The affair became a lasting reference point in Italian politics for the risk that ordinary civic and fraternal institutions — a Masonic lodge, in this instance — can be captured and repurposed by a small number of individuals for private influence-networking at the expense of transparent democratic accountability. It also permanently reshaped mainstream Italian Freemasonry's public relationship with secrecy, contributing to much greater institutional caution in the decades since.

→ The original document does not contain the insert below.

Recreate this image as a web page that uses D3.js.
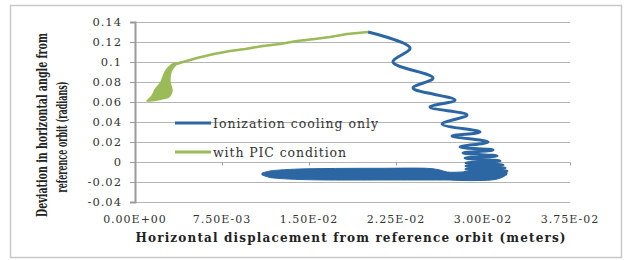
<!DOCTYPE html>
<html>
<head>
<meta charset="utf-8">
<script src="https://cdn.jsdelivr.net/npm/d3@7"></script>
<style>
  body { margin: 0; background: #fff; }
  svg { display: block; }
</style>
</head>
<body>
<div id="chart"></div>
<script>
// axis ticks
const xTicks = [0, 0.0075, 0.015, 0.0225, 0.03, 0.0375];
const xTickLabels = ["0.00E+00", "7.50E-03", "1.50E-02", "2.25E-02", "3.00E-02", "3.75E-02"];
const yTicks = [0.14, 0.12, 0.1, 0.08, 0.06, 0.04, 0.02, 0, -0.02, -0.04];
const yTickLabels = ["0.14", "0.12", "0.1", "0.08", "0.06", "0.04", "0.02", "0", "-0.02", "-0.04"];

const seriesNames = ["Ionization cooling only", "with PIC condition"];

// with PIC condition -- the densely filled start: [angle, x left, x right]
const picBlob = [
  [0.061, 0.00103, 0.00129], [0.063, 0.00121, 0.00233], [0.065, 0.00138, 0.00293],
  [0.068, 0.00155, 0.00310], [0.072, 0.00172, 0.00319], [0.076, 0.00198, 0.00310],
  [0.080, 0.00224, 0.00302], [0.085, 0.00241, 0.00302], [0.090, 0.00259, 0.00310],
  [0.094, 0.00284, 0.00328], [0.097, 0.00310, 0.00353], [0.099, 0.00345, 0.00397]
];
// ... and its run up to the turning point: [x, angle]
const picRun = [
  [0.00360, 0.0985], [0.00414, 0.100], [0.00534, 0.104], [0.0068, 0.108],
  [0.00819, 0.111], [0.0095, 0.113], [0.01103, 0.116], [0.0125, 0.118],
  [0.01397, 0.121], [0.0155, 0.123], [0.01681, 0.125], [0.01828, 0.128],
  [0.02009, 0.130]
];

// ionization cooling only: spiral down from the turning point, [x, angle]
const coolSpiral = [
  [0.02009, 0.130], [0.02371, 0.114], [0.02224, 0.100], [0.02569, 0.084],
  [0.02397, 0.074], [0.02759, 0.062], [0.02543, 0.055], [0.02862, 0.047],
  [0.02647, 0.038], [0.02974, 0.030], [0.02733, 0.026], [0.03043, 0.020],
  [0.02802, 0.015], [0.03086, 0.012], [0.02828, 0.009], [0.03121, 0.006],
  [0.02845, 0.004], [0.03147, 0.001], [0.02853, -0.001], [0.03172, -0.003],
  [0.02853, -0.004], [0.03190, -0.006], [0.02853, -0.007], [0.03207, -0.009],
  [0.02845, -0.010], [0.03207, -0.012]
];
// ... then the densely filled band: [x, angle top, angle bottom]
const coolBand = [
  [0.01095, -0.011, -0.013], [0.01164, -0.009, -0.0155], [0.0125, -0.008, -0.0165],
  [0.01422, -0.007, -0.0175], [0.01681, -0.0065, -0.018], [0.02112, -0.0063, -0.018],
  [0.02543, -0.0065, -0.018], [0.02629, -0.008, -0.018], [0.0269, -0.010, -0.018],
  [0.02819, -0.010, -0.0185], [0.02974, -0.009, -0.0185], [0.03103, -0.008, -0.0175],
  [0.03172, -0.008, -0.015], [0.03207, -0.010, -0.012]
];

const width = 624, height = 260;
const plot = {left: 135, right: 570, top: 22, bottom: 202};
const blue = "#2c67a3", green = "#9bbb59";
const serif = "'DejaVu Serif', 'Liberation Serif', serif";

const x = d3.scaleLinear([0, 0.0375], [plot.left, plot.right]);
const y = d3.scaleLinear([-0.04, 0.14], [plot.bottom, plot.top]);

const svg = d3.select("#chart").append("svg")
    .attr("width", width)
    .attr("height", height)
    .attr("viewBox", [0, 0, width, height]);

// outer frame
svg.append("rect")
    .attr("x", 10.5).attr("y", 5.5)
    .attr("width", 611).attr("height", 252)
    .attr("fill", "#fff")
    .attr("stroke", "#c8c8c8")
    .attr("stroke-width", 1.5);

// gridlines
svg.append("g")
    .selectAll("line")
    .data(yTicks)
    .join("line")
        .attr("x1", plot.left).attr("x2", plot.right)
        .attr("y1", d => Math.round(y(d)) + 0.5).attr("y2", d => Math.round(y(d)) + 0.5)
        .attr("stroke", "#b4b4b4")
        .attr("stroke-width", 1.2);

// y axis
svg.append("g")
    .attr("transform", `translate(${plot.left},0)`)
    .call(d3.axisLeft(y).tickValues(yTicks).tickSize(5).tickFormat((d, i) => yTickLabels[i]).tickPadding(8))
    .call(g => g.select(".domain").attr("stroke", "#9a9a9a").attr("stroke-width", 2))
    .call(g => g.selectAll(".tick line").attr("stroke", "#9a9a9a"))
    .call(g => g.selectAll(".tick text")
        .attr("font-family", serif).attr("font-size", 11.5)
        .attr("letter-spacing", 1).attr("fill", "#333"));

// x axis crosses at y = 0 (ticks only), labels sit below the plot
svg.append("g")
    .attr("transform", `translate(0,${Math.round(y(0)) + 0.5})`)
    .call(d3.axisBottom(x).tickValues(xTicks).tickSize(3).tickFormat(""))
    .call(g => g.select(".domain").remove())
    .call(g => g.selectAll(".tick line").attr("stroke", "#9a9a9a"));

svg.append("g")
    .selectAll("text")
    .data(xTicks)
    .join("text")
        .attr("x", d => x(d))
        .attr("y", 223)
        .attr("text-anchor", "middle")
        .attr("font-family", serif).attr("font-size", 11)
        .attr("letter-spacing", 1)
        .attr("fill", "#333")
        .text((d, i) => xTickLabels[i]);

// axis titles
svg.append("text")
    .attr("x", (plot.left + plot.right) / 2 - 2)
    .attr("y", 242)
    .attr("text-anchor", "middle")
    .attr("font-family", serif).attr("font-size", 12).attr("font-weight", "bold")
    .attr("textLength", 430).attr("lengthAdjust", "spacing")
    .attr("fill", "#222")
    .text("Horizontal displacement from reference orbit (meters)");

// y title: condensed bold serif, squeezed to the reference length
const yTitle = [
  {text: "Deviation in horizontal angle from", cx: 47, cy: 125, len: 184},
  {text: "reference orbit (radians)", cx: 67, cy: 137, len: 111}
];
svg.append("g")
    .selectAll("text")
    .data(yTitle)
    .join("text")
        .attr("text-anchor", "middle")
        .attr("font-family", serif).attr("font-size", 14.5).attr("font-weight", "bold")
        .attr("fill", "#222")
        .text(d => d.text)
        .attr("transform", function(d) {
            const k = d.len / this.getComputedTextLength();
            return `translate(${d.cx},${d.cy}) rotate(-90) scale(${k},1)`;
        });

// series
const line = d3.line().x(d => x(d[0])).y(d => y(d[1]));
const lineSmooth = d3.line().x(d => x(d[0])).y(d => y(d[1])).curve(d3.curveCatmullRom.alpha(0.5));
const bandArea = d3.area()
    .x(d => x(d[0])).y0(d => y(d[2])).y1(d => y(d[1]))
    .curve(d3.curveCatmullRom.alpha(0.5));
const blobArea = d3.area()
    .y(d => y(d[0])).x0(d => x(d[1])).x1(d => x(d[2]))
    .curve(d3.curveCatmullRom.alpha(0.5));

svg.append("path")
    .datum(coolBand)
    .attr("fill", blue)
    .attr("stroke", blue)
    .attr("stroke-width", 1)
    .attr("d", bandArea);

svg.append("path")
    .datum(coolSpiral)
    .attr("fill", "none")
    .attr("stroke", blue)
    .attr("stroke-width", 3)
    .attr("stroke-linejoin", "round")
    .attr("d", lineSmooth);

svg.append("path")
    .datum(picBlob)
    .attr("fill", green)
    .attr("stroke", green)
    .attr("stroke-width", 1.5)
    .attr("stroke-linejoin", "round")
    .attr("d", blobArea);

svg.append("path")
    .datum(picRun)
    .attr("fill", "none")
    .attr("stroke", green)
    .attr("stroke-width", 2.6)
    .attr("stroke-linejoin", "round")
    .attr("d", line);

// legend (no background, gridlines show through)
const legend = svg.append("g")
    .selectAll("g")
    .data(seriesNames)
    .join("g")
        .attr("transform", (d, i) => `translate(175,${123 + i * 29})`);

legend.append("line")
    .attr("x1", 0).attr("x2", 36)
    .attr("stroke", (d, i) => i === 0 ? blue : green)
    .attr("stroke-width", 3);

legend.append("text")
    .attr("x", 38)
    .attr("y", 5)
    .attr("font-family", serif).attr("font-size", 12.5)
    .attr("textLength", (d, i) => i === 0 ? 165 : 133)
    .attr("lengthAdjust", "spacing")
    .attr("fill", "#333")
    .text(d => d);
</script>
</body>
</html>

P2 is, in short, one of the rare cases in this section where "documented reality" and "conspiracy allegation" turn out to overlap almost entirely — a genuine caution against assuming every dramatic secret-society claim must be exaggerated.

Essential Reading
The Anselmi Commission's official parliamentary report (Commissione Parlamentare d'Inchiesta sulla Loggia Massonica P2, 1984) remains the primary documented source. Philip Willan's Puppetmasters: The Political Use of Terrorism in Italy offers an accessible English-language journalistic account of the wider context.
The Honest History
Some of the more dramatic claims connecting P2 to specific acts of terrorism or assassination remain genuinely contested in Italian courts and historiography, even where the core facts of the lodge's illegal structure and elite infiltration are settled. This reference distinguishes the well-documented core from the more speculative extensions.
Connections
P2 connects to Freemasonry (the mainstream institution it exploited and was expelled from), the Globalist Network (comparable questions about elite private influence networks), and the Illuminati (a useful contrast between genuine documented élite conspiracy and its much larger surrounding mythology).